Zerodimensional, compact space is homeomorphic to spectrum of some ring -- elementary attempt Let $X$ be a zerodimensional (X has a base with clopen sets) and compact (quasicompact and Haussdorf) topological space and I would like to prove that $X\cong Spec(A)$ of some ring $A.$ I don't want to refer to Stone duality because I didn't had this theorem on a lecture. I try to show that $X\cong Spec(C(X,\mathbb{Z_2})),$ where latter means continuous functions with values in $\mathbb{Z_2}.$ It is related with question:
Spectrum of a ring homeomorphic to a compact, totally disconnected space
Obviously, I can show injectivity of map given in the answer of this question, continuity, also that image of open base set is open base set. I have a trouble to deal with the surjectivity (attempt which works for real-valued functions doesn't work here because of addition in $\mathbb{Z}_2.$ I'm stuck in this point and I would like ask you for a help. It is possible that ring on a right isn't correct. I underline that I don't want to use the Stone duality, I prefer an elementar way.
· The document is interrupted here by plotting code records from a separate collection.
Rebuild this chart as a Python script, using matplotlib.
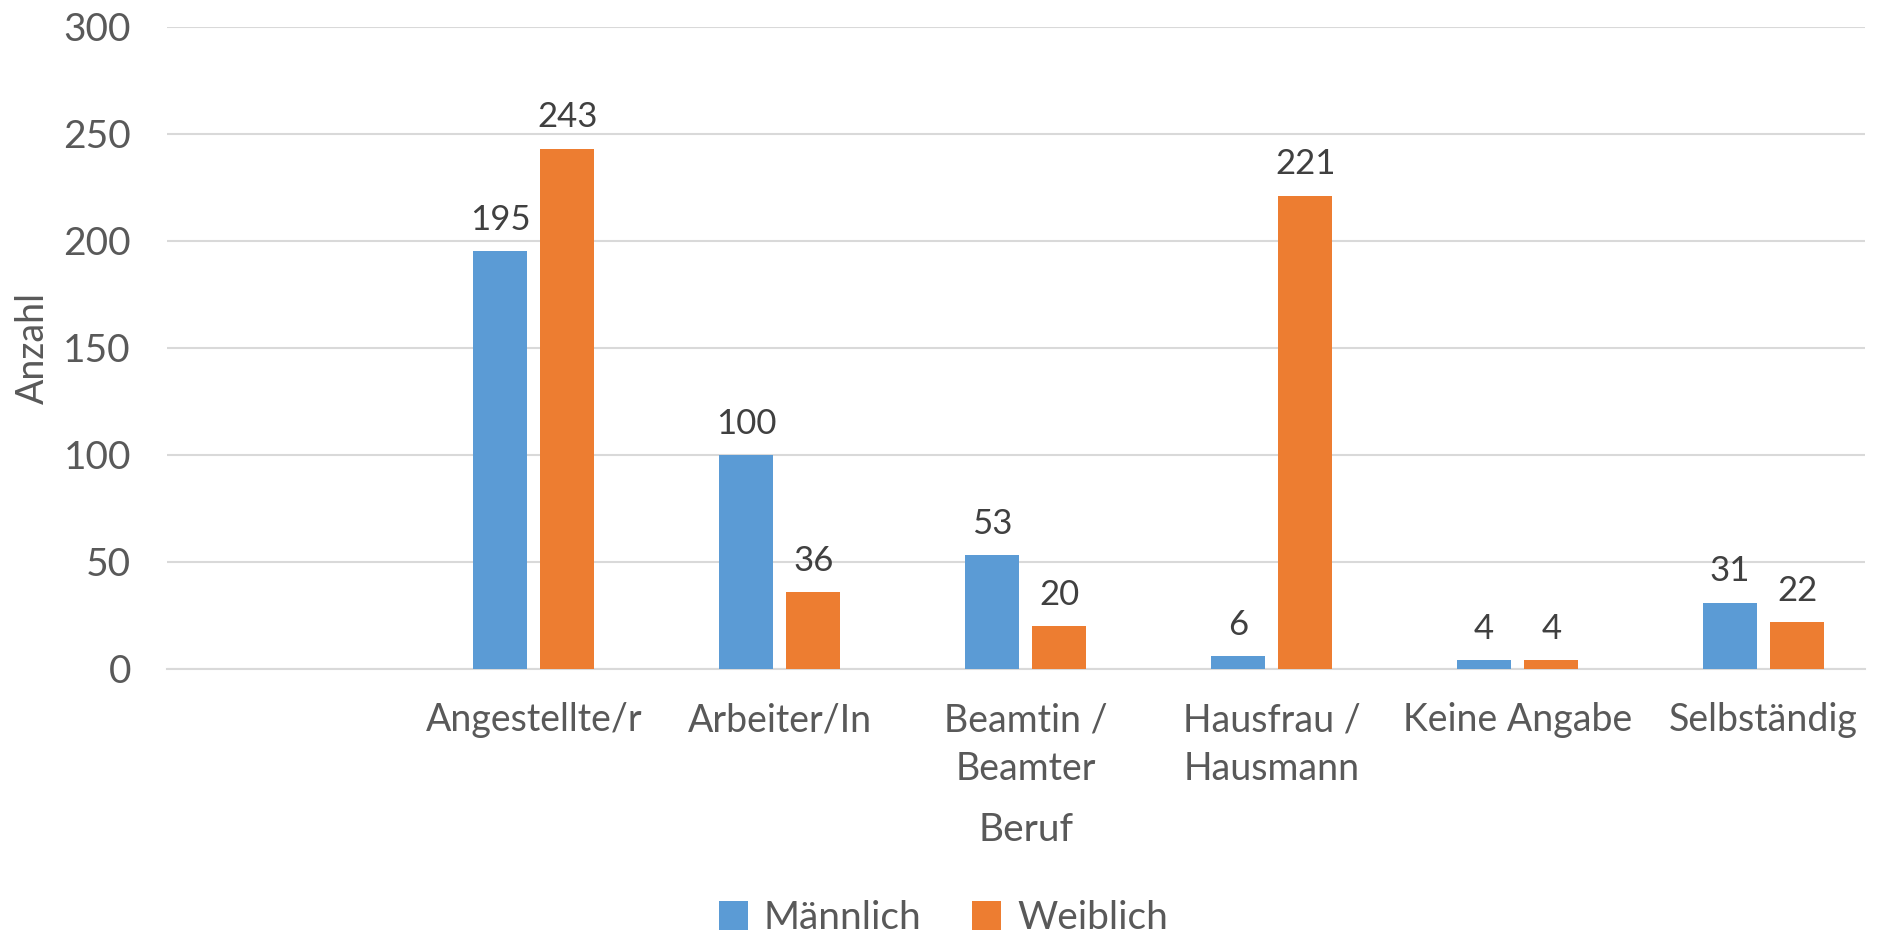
import matplotlib.pyplot as plt
import numpy as np

# categories (first slot is empty in the original chart)
berufe = ['', 'Angestellte/r', 'Arbeiter/In', 'Beamtin /\nBeamter', 'Hausfrau /\nHausmann',
          'Keine Angabe', 'Selbständig']
maennlich = [None, 195, 100, 53, 6, 4, 31]
weiblich = [None, 243, 36, 20, 221, 4, 22]
y_ticks = [0, 50, 100, 150, 200, 250, 300]

blue = '#5B9BD5'
orange = '#ED7D31'
text_col = '#595959'

plt.rcParams['font.family'] = ['Lato', 'DejaVu Sans']

fig = plt.figure(figsize=(18.87, 9.38), dpi=100)
ax = fig.add_axes([0.0885, 0.2868, 0.8998, 0.6849])

x = np.arange(len(berufe))
w = 0.22
off = 0.137
m_vals = [v if v is not None else 0 for v in maennlich]
f_vals = [v if v is not None else 0 for v in weiblich]
b1 = ax.bar(x - off, m_vals, w, color=blue, label='Männlich', zorder=3)
b2 = ax.bar(x + off, f_vals, w, color=orange, label='Weiblich', zorder=3)

# value labels above the bars
for bars, vals in ((b1, maennlich), (b2, weiblich)):
    for rect, v in zip(bars, vals):
        if v is None:
            continue
        ax.annotate(str(v), (rect.get_x() + rect.get_width() / 2, v),
                    textcoords='offset points', xytext=(0, 11), ha='center', va='bottom',
                    fontsize=25, color='#404040')

ax.set_xlim(-0.491, 6.412)
ax.set_ylim(0, 300)
ax.set_yticks(y_ticks)
ax.set_xticks(x)
ax.set_xticklabels(berufe, fontsize=27, color=text_col, linespacing=1.45)
ax.tick_params(axis='y', labelsize=28, labelcolor=text_col, length=0, pad=26)
ax.tick_params(axis='x', length=0, pad=24)
ax.grid(axis='y', color='#D9D9D9', linewidth=1.5, zorder=0)
for s in ['top', 'right', 'left']:
    ax.spines[s].set_visible(False)
ax.spines['bottom'].set_color('#D9D9D9')
ax.spines['bottom'].set_linewidth(1.5)

ax.set_xlabel('Beruf', fontsize=28, color=text_col)
ax.xaxis.set_label_coords(0.506, -0.222)
ax.set_ylabel('Anzahl', fontsize=27, color=text_col, labelpad=9)

fig.legend(handles=[b1, b2], loc='lower center', bbox_to_anchor=(0.5, -0.035), ncol=2,
           frameon=False, fontsize=28, labelcolor=text_col, handlelength=0.75,
           handleheight=0.75, handletextpad=0.4, columnspacing=1.3)

fig.savefig('out.png', dpi=100)
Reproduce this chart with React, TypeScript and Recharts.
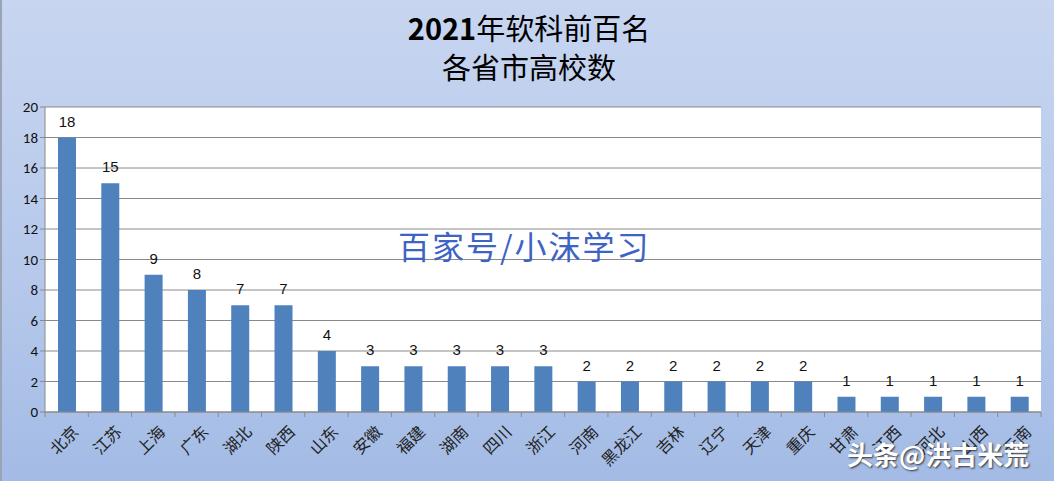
import React from 'react';
import { BarChart, Bar, XAxis, YAxis, CartesianGrid, LabelList } from 'recharts';

const provinces = ['北京', '江苏', '上海', '广东', '湖北', '陕西', '山东', '安徽', '福建', '湖南', '四川', '浙江', '河南', '黑龙江', '吉林', '辽宁', '天津', '重庆', '甘肃', '江西', '河北', '山西', '云南'];
const counts = [18, 15, 9, 8, 7, 7, 4, 3, 3, 3, 3, 3, 2, 2, 2, 2, 2, 2, 1, 1, 1, 1, 1];
const yTicks = [0, 2, 4, 6, 8, 10, 12, 14, 16, 18, 20];
const titleLine1Num = '2021';
const titleLine1Rest = '年软科前百名';
const titleLine2 = '各省市高校数';

const data = provinces.map((p, i) => ({ name: p, value: counts[i] }));

const CHART_W = 1054;
const PLOT_LEFT = 45;
const PLOT_RIGHT_MARGIN = 13;
const BAND = (CHART_W - PLOT_LEFT - PLOT_RIGHT_MARGIN) / provinces.length;

const XTick = (props: any) => {
  const { x, y, payload, index } = props;
  const isLast = index === provinces.length - 1;
  return (
    <g>
      <line x1={x - BAND / 2} x2={x - BAND / 2} y1={y - 8} y2={y - 3} stroke="#8a8a8a" />
      {isLast && (
        <line x1={x + BAND / 2} x2={x + BAND / 2} y1={y - 8} y2={y - 3} stroke="#8a8a8a" />
      )}
      <g transform={`translate(${x + 8},${y + 8})`}>
        <text
          transform="rotate(-45)"
          textAnchor="end"
          dominantBaseline="central"
          fontSize={16}
          fontFamily="'Noto Sans CJK SC', sans-serif"
          fill="#222"
        >
          {payload.value}
        </text>
      </g>
    </g>
  );
};

export default function App() {
  return (
    <div
      style={{
        position: 'absolute',
        left: 0,
        top: 0,
        width: 1054,
        height: 481,
        background: 'linear-gradient(to bottom, #c7d5f0 0%, #b5c8eb 60%, #a3bbe5 100%)',
        borderLeft: '2px solid #9aa4b4',
        boxSizing: 'border-box',
        overflow: 'hidden',
        fontFamily: "'Noto Sans CJK SC', sans-serif",
      }}
    >
      <div
        style={{
          position: 'absolute',
          left: 0,
          width: 1054,
          top: 8,
          textAlign: 'center',
          fontSize: 29,
          lineHeight: '39px',
          color: '#000',
          fontFamily: "'Noto Sans CJK SC', sans-serif",
        }}
      >
        <div>
          <span style={{ fontWeight: 700 }}>{titleLine1Num}</span>
          <span>{titleLine1Rest}</span>
        </div>
        <div>{titleLine2}</div>
      </div>
      <div style={{ position: 'absolute', left: -2, top: 0 }}>
        <BarChart
          width={CHART_W}
          height={481}
          data={data}
          margin={{ top: 107, right: PLOT_RIGHT_MARGIN, bottom: 0, left: 0 }}
        >
          <CartesianGrid vertical={false} stroke="#8a8a8a" fill="#ffffff" />
          <XAxis
            dataKey="name"
            interval={0}
            height={69}
            tick={<XTick />}
            tickLine={false}
            axisLine={{ stroke: '#8a8a8a' }}
          />
          <YAxis
            width={PLOT_LEFT}
            domain={[0, 20]}
            ticks={yTicks}
            interval={0}
            tick={{ fontSize: 15, fill: '#111', fontFamily: "Calibri, 'Liberation Sans', sans-serif" }}
            tickLine={{ stroke: '#8a8a8a' }}
            tickSize={5}
            axisLine={{ stroke: '#8a8a8a' }}
          />
          <Bar dataKey="value" fill="#4f81bd" barSize={18} isAnimationActive={false}>
            <LabelList
              dataKey="value"
              position="top"
              offset={11}
              fontSize={15}
              fill="#111"
              fontFamily="'Liberation Sans', sans-serif"
            />
          </Bar>
        </BarChart>
      </div>
      <div
        style={{
          position: 'absolute',
          left: 396,
          top: 222,
          fontSize: 32,
          color: '#3d63c4',
          fontFamily: "'Noto Sans CJK SC', serif",
          letterSpacing: 2,
        }}
      >
        百家号/小沫学习
      </div>
      <div
        style={{
          position: 'absolute',
          left: 845,
          top: 437,
          fontSize: 26,
          lineHeight: '34px',
          color: '#ffffff',
          fontWeight: 700,
          textShadow: '1px 1px 2px #333',
          fontFamily: "'Noto Sans CJK SC', sans-serif",
        }}
      >
        头条@洪古米荒
      </div>
    </div>
  );
}
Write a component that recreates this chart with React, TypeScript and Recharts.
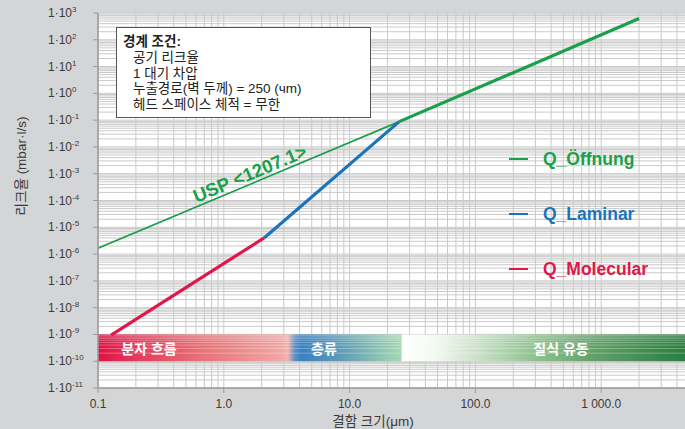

 A: Try to show that a prime ideal in $R=C(X,\Bbb Z_2)$ corresponds to a unique point in $X$ using compactness. (The sets $\{f^{-1}[\{0\}]: f \in I\}$ form a zero-set filter, when $I$ is an ideal in $R$ etc.) 
Then show $\textrm{Spec}(R) \simeq X$ via this correspondence.
A: Henno Brandsma has given lots of good hints, but let me spell things out a bit more for you. 
Let $R = C(X,\mathbb{Z}_2)$. For any $x\in X$, let $\mathfrak{p}_x = \{f\in R\mid f(x) = 0\}$. It is easy to check that this is a prime ideal in $R$. This gives a map $\varphi\colon X\to \text{Spec}(R)$, $x\mapsto \mathfrak{p}_x$. And this map is continuous, since a basic open set in $\text{Spec}(R)$ is given by $D_f = \{\mathfrak{p}\in \text{Spec}(R)\mid f\notin \mathfrak{p}\}$ for $f\in R$, and $$\varphi^{-1}(D_f) = \{x\in X\mid \mathfrak{p}_x\in D_f\} = \{x\in X\mid f\notin \mathfrak{p}_x\} = \{x\in X\mid f(x) \neq 0\} = f^{-1}(\{1\}),$$ which is open in $X$, since $f$ is continuous and $\mathbb{Z}_2$ is discrete.
Now it suffices to check that $\varphi$ has a continuous inverse $\psi\colon \text{Spec}(R)\to X$. For each $f\in R$, let $Z(f) = \{x\in X\mid f(x) = 0\}$. Let $\mathfrak{p}\in \text{Spec}(R)$, and let $Y = \bigcap_{f\in \mathfrak{p}} Z(f)$. 
Claim: $Y$ is nonempty.
Since $X$ is compact, and each set $Z(f)$ is closed, it suffices to show that the family $\mathcal{Z} = \{Z(f)\mid f\in \mathfrak{p}\}$ has the finite intersection property. Let $f,g\in \mathfrak{p}$. Then $Z(f)\cap Z(g) = Z(f+g+fg)$, and $f+g+fg\in \mathfrak{p}$, so $\mathcal{Z}$ is actually closed under finite intersections. Suppose for contradiction that $\emptyset\in \mathcal{Z}$, witnessed by $Z(f) = \emptyset$ with $f\in \mathfrak{p}$. Then $f$ is the constant function $1$, contradicting our assumption that $\mathfrak{p}$ is prime. We have shown that $\mathcal{Z}$ is closed under finite intersections and does not contain $\emptyset$, so by compactness its intersection $Y$ is nonempty. 
Claim: $Y$ is a singleton. 
Suppose for contradiction that $x,y\in Y$ with $x\neq y$. Since $X$ is zero dimensional and Hausdorff, there is some clopen set $C\subseteq X$ with $x\in C$ and $y\notin C$. Let $f$ be the function which sends all points in $C$ to $0$ and all points not in $C$ to $1$ ($f$ is continuous since $C$ is clopen). Then $f(1-f) = 0\in \mathfrak{p}$, and $\mathfrak{p}$ is prime, so either $f\in \mathfrak{p}$ or $(1-f)\in \mathfrak{p}$. In the first case, $y\notin Z(f)$ contradicting $y\in Y$, and in the second case, $x\notin Z(1-f)$, contradicting $x\in Y$. 
We have shown that $Y = \{x\}$ is a singleton, and we can define $\psi(\mathfrak{p}) = x$. 
It remains to check that $\varphi$ and $\psi$ are inverses and $\psi$ is continuous. I'll leave that to you.